At 02:43 6/6/2015 -0400, starlight.2015q2@binnacle.cx wrote:
I'm back to complain further about erratic bandwidth authority behavior, previously. . .
MYSTERY SOLVED!!!
Of course one should always RTFS (read the fine specification) when trying to understand all things Tor.
First, scratch my previous time- averaging suggestion as the current implementation incorporates a sophisticated time averaging feedback algorithm borrowed from industrial control systems.
Turns out the problem of sudden, sharp, "schizophrenic" consensus jumps is a boundary artifact.
My relay is hovering right around the 12% threshold between the fastest and second fastest groups of relays (out of four groups).
These two groups operate as separate statistical domains, and the algorithm is complex enough that it would be shocking if the measurement of any one relay came out the same when moved from one group to the other group.
Looks to me like the relay is bouncing back-and-forth between the 0-12% band and the 12-35% band. This happens independently for each of the four BWauths. The 0-12% band assigned weight for the relay is anywhere from 130 to 200% of the weight calculated in the 12-35% band.

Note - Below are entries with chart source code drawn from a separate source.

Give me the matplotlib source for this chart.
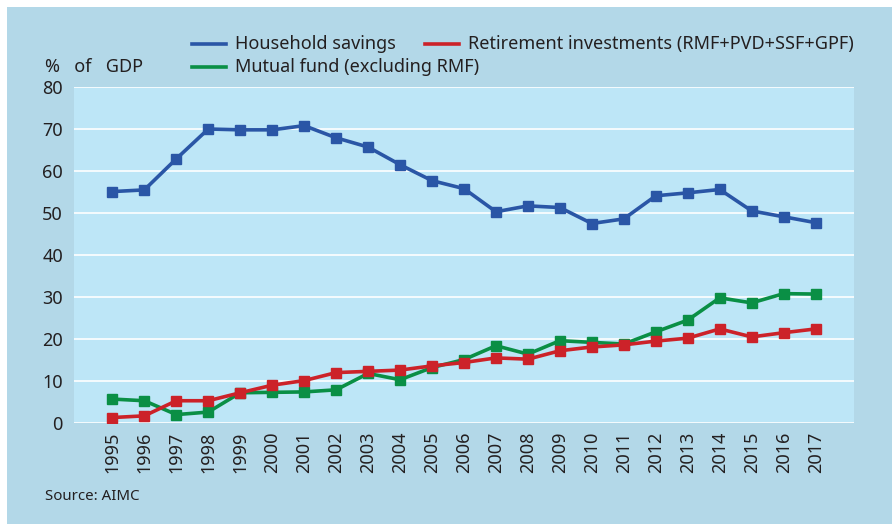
import matplotlib.pyplot as plt
from matplotlib.patches import Rectangle
from matplotlib.lines import Line2D

plt.rcParams['font.family'] = ['Noto Sans', 'DejaVu Sans']

# data
years = [str(y) for y in range(1995, 2018)]
household = [55.1, 55.5, 62.9, 70.0, 69.8, 69.8, 70.8, 67.9, 65.7, 61.5, 57.7, 55.8,
             50.3, 51.7, 51.3, 47.5, 48.6, 54.1, 54.8, 55.6, 50.5, 49.1, 47.7]
retirement = [1.3, 1.7, 5.3, 5.3, 7.2, 9.0, 10.1, 12.0, 12.3, 12.6, 13.6, 14.4,
              15.5, 15.2, 17.2, 18.1, 18.6, 19.5, 20.2, 22.4, 20.5, 21.5, 22.4]
mutual = [5.7, 5.3, 2.0, 2.6, 7.2, 7.3, 7.4, 7.9, 11.8, 10.3, 13.2, 15.1,
          18.4, 16.4, 19.6, 19.2, 18.8, 21.7, 24.5, 29.8, 28.6, 30.8, 30.7]

outer_bg = '#b3d8e8'
plot_bg = '#bde6f7'
txt = '#231f20'
c_house = '#2a56a6'
c_ret = '#cc2229'
c_mut = '#0a8f45'

W, H = 892, 524
fig = plt.figure(figsize=(W / 100, H / 100), dpi=100)
fig.patch.set_facecolor('white')
fig.patches.append(Rectangle((7 / W, 0), 1, 1 - 7 / H, transform=fig.transFigure,
                             facecolor=outer_bg, edgecolor='none', zorder=-10))

ax = fig.add_axes([74 / W, 1 - 423 / H, (854 - 74) / W, (423 - 87) / H])
ax.set_facecolor(plot_bg)

x = list(range(len(years)))
ax.plot(x, household, color=c_house, lw=2.6, marker='s', ms=7, zorder=3)
ax.plot(x, mutual, color=c_mut, lw=2.6, marker='s', ms=7, zorder=3)
ax.plot(x, retirement, color=c_ret, lw=2.6, marker='s', ms=7, zorder=4)

ax.set_ylim(0, 80)
ax.set_xlim(-1.2, len(years) - 1 + 1.2)
ax.set_yticks(range(0, 81, 10))
ax.set_xticks(x)
ax.set_xticklabels(years, rotation=90, fontsize=13, color=txt)
ax.tick_params(axis='y', labelsize=13, colors=txt, length=0, pad=8)
ax.tick_params(axis='x', length=0, pad=6)
ax.grid(axis='y', color='white', lw=1.2, zorder=1)
ax.set_axisbelow(True)
for s in ax.spines.values():
    s.set_visible(False)

fig.text(45 / W, 1 - 67 / H, '%   of   GDP', fontsize=13, color=txt, va='center')
fig.text(45 / W, 1 - 497 / H, 'Source: AIMC', fontsize=10.8, color=txt, va='center')

# legend, placed by hand
legend_items = [(192, 44, c_house, 'Household savings'),
                (425, 44, c_ret, 'Retirement investments (RMF+PVD+SSF+GPF)'),
                (192, 67, c_mut, 'Mutual fund (excluding RMF)')]
for lx, ly, col, lab in legend_items:
    fig.add_artist(Line2D([lx / W, (lx + 34) / W], [1 - ly / H, 1 - ly / H],
                          color=col, lw=2.6, transform=fig.transFigure))
    fig.text((lx + 43) / W, 1 - ly / H, lab, fontsize=13, color=txt, va='center')

fig.savefig('out.png', dpi=100, facecolor=fig.get_facecolor())
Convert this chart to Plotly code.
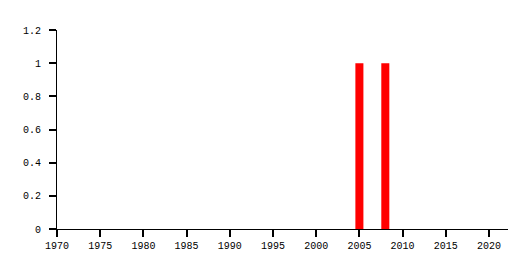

Group-hopping explains why the individual BWauth weights tend to jump dramatically and suddenly. The median-weight consensus selection adds an additional element of randomness.
Assigned-weight moves smoothly within either group, but is discontinuous when shifting from one group to the next.
Is interesting that 'moria1' consistently reports much higher weights than the three other BWauths. Might be that one of the algorithm parameters is set to a different value for this authority.